** begin **

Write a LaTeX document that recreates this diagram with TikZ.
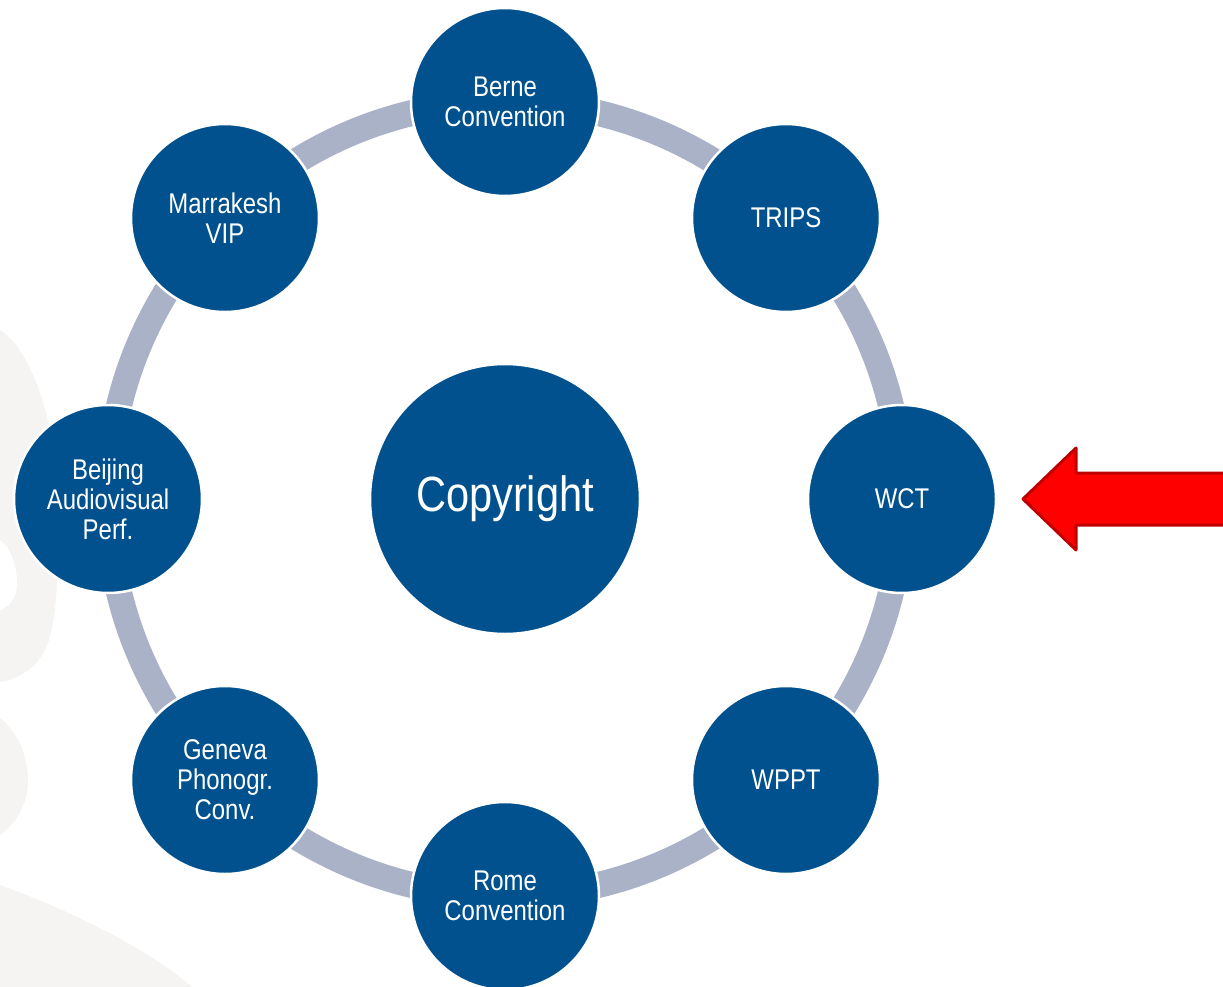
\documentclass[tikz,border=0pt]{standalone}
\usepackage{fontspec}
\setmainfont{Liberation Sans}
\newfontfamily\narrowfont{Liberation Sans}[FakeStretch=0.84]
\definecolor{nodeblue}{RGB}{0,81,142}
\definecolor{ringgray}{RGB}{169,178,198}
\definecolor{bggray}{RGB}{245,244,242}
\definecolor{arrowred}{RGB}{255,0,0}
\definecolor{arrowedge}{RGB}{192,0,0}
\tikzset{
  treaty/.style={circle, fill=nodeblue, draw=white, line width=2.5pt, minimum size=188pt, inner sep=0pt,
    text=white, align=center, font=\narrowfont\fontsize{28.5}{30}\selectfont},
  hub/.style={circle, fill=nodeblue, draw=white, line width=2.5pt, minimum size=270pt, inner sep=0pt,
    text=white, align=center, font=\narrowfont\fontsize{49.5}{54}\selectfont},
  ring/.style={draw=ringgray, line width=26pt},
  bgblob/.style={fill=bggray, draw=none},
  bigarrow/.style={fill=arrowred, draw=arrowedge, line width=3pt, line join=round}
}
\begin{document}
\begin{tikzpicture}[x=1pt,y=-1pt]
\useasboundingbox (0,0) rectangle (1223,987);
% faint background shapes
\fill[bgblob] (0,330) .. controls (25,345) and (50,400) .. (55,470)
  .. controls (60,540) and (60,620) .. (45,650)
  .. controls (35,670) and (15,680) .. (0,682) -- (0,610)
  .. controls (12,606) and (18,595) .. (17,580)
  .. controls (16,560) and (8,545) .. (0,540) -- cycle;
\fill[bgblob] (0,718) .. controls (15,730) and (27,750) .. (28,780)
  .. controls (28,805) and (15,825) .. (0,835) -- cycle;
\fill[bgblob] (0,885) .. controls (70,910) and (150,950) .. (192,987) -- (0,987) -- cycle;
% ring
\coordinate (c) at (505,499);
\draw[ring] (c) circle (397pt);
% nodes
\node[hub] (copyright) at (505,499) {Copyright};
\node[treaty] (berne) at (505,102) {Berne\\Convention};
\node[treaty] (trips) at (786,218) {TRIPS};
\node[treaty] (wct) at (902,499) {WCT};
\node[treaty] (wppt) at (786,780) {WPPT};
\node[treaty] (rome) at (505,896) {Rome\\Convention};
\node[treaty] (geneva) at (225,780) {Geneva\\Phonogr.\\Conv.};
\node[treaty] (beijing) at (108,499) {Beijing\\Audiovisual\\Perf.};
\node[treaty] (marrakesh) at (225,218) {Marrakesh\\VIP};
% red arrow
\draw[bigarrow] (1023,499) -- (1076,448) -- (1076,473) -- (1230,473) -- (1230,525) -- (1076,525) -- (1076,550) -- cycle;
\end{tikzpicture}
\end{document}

** end **

__What the task requires__.
Omit each picture, then return all of the listing exactly as it stands.

__Output below__.
Write a LaTeX document that recreates this diagram with TikZ.
\documentclass[tikz,border=0pt]{standalone}
\usepackage{fontspec}
\setmainfont{Liberation Sans}
\newfontfamily\narrowfont{Liberation Sans}[FakeStretch=0.84]
\definecolor{nodeblue}{RGB}{0,81,142}
\definecolor{ringgray}{RGB}{169,178,198}
\definecolor{bggray}{RGB}{245,244,242}
\definecolor{arrowred}{RGB}{255,0,0}
\definecolor{arrowedge}{RGB}{192,0,0}
\tikzset{
  treaty/.style={circle, fill=nodeblue, draw=white, line width=2.5pt, minimum size=188pt, inner sep=0pt,
    text=white, align=center, font=\narrowfont\fontsize{28.5}{30}\selectfont},
  hub/.style={circle, fill=nodeblue, draw=white, line width=2.5pt, minimum size=270pt, inner sep=0pt,
    text=white, align=center, font=\narrowfont\fontsize{49.5}{54}\selectfont},
  ring/.style={draw=ringgray, line width=26pt},
  bgblob/.style={fill=bggray, draw=none},
  bigarrow/.style={fill=arrowred, draw=arrowedge, line width=3pt, line join=round}
}
\begin{document}
\begin{tikzpicture}[x=1pt,y=-1pt]
\useasboundingbox (0,0) rectangle (1223,987);
% faint background shapes
\fill[bgblob] (0,330) .. controls (25,345) and (50,400) .. (55,470)
  .. controls (60,540) and (60,620) .. (45,650)
  .. controls (35,670) and (15,680) .. (0,682) -- (0,610)
  .. controls (12,606) and (18,595) .. (17,580)
  .. controls (16,560) and (8,545) .. (0,540) -- cycle;
\fill[bgblob] (0,718) .. controls (15,730) and (27,750) .. (28,780)
  .. controls (28,805) and (15,825) .. (0,835) -- cycle;
\fill[bgblob] (0,885) .. controls (70,910) and (150,950) .. (192,987) -- (0,987) -- cycle;
% ring
\coordinate (c) at (505,499);
\draw[ring] (c) circle (397pt);
% nodes
\node[hub] (copyright) at (505,499) {Copyright};
\node[treaty] (berne) at (505,102) {Berne\\Convention};
\node[treaty] (trips) at (786,218) {TRIPS};
\node[treaty] (wct) at (902,499) {WCT};
\node[treaty] (wppt) at (786,780) {WPPT};
\node[treaty] (rome) at (505,896) {Rome\\Convention};
\node[treaty] (geneva) at (225,780) {Geneva\\Phonogr.\\Conv.};
\node[treaty] (beijing) at (108,499) {Beijing\\Audiovisual\\Perf.};
\node[treaty] (marrakesh) at (225,218) {Marrakesh\\VIP};
% red arrow
\draw[bigarrow] (1023,499) -- (1076,448) -- (1076,473) -- (1230,473) -- (1230,525) -- (1076,525) -- (1076,550) -- cycle;
\end{tikzpicture}
\end{document}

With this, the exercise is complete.